The most traditional of the three was the leadoff “Wood Work,” choreographed by Ethan Stiefel. Set to an arrangement of Nordic folk music, and in costumes by Derek Nye Lockwood that evoked a rather dark fairy tale, the dancers moved throughout a forest scene with clean movements that ranged from sleepily slow to frenetically upbeat. The moods shifted frequently and sometimes surprisingly, and the talented performers kept the pace.
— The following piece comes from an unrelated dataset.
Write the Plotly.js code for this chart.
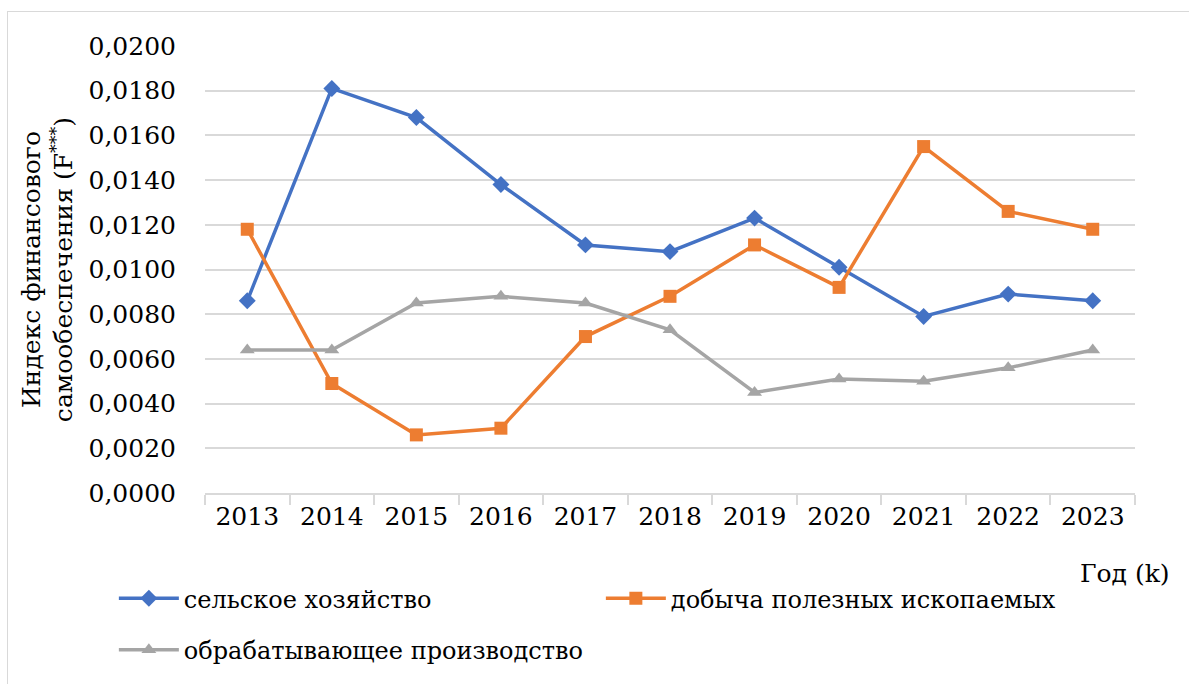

The second and most interesting of the piece was “Shadow Lands,” choreographed by Dana Genshaft and set to “Omnivorous Furniture” by Mason Bates. The dissonant music captured the jarring tone of the piece, which sometimes seemed like “West Side Story” as conceived by Fritz Lang. Dancers clad in intentionally drab yet metallic futuristic garb by Reid & Harriet Designs moved in Orwellian unison until interrupted by the male and female principals, who etched out a love story amid the dystopian mood. The lighting design by Joseph R. Walls was a performer itself, shifting the mood with an array of colors.
“Three World Premieres” concluded with “Teeming Waltzes” by Trey McIntyre, around which much of the marketing was centered. McIntyre is the most prolific of the three choreographers, and the piece’s use of a large ball pit promised whimsy. Where “Shadow Lands” brought Lang to mind, the first movements of “Teeming Waltzes” evoked his contemporaries the Marx Brothers, with brilliant and precise physical comedy and even a wink to the “Duck Soup” mirror scene.
However, the use of the ball pit was brief and uninspired. Other than a bit of rolling around and ball-tossing, it was ignored and was soon shifted offstage. The latter two-thirds of “Teeming Waltzes,” performed mainly to Strauss played by a string quartet and piano, is more serious and less fun. While it was well-danced and still a satisfactory piece of choreography, the piece never fully recovered from the sudden shift from joy to seriousness.
The very existence of “Three World Premieres” is to the credit of TWB Artistic Director Julie Kent, who has been striving to take the company beyond the traditional canon that is her own background. While this year’s results were uneven, TWB should continue the world premieres series next year and beyond.
Running Time: Two hours with two intermissions.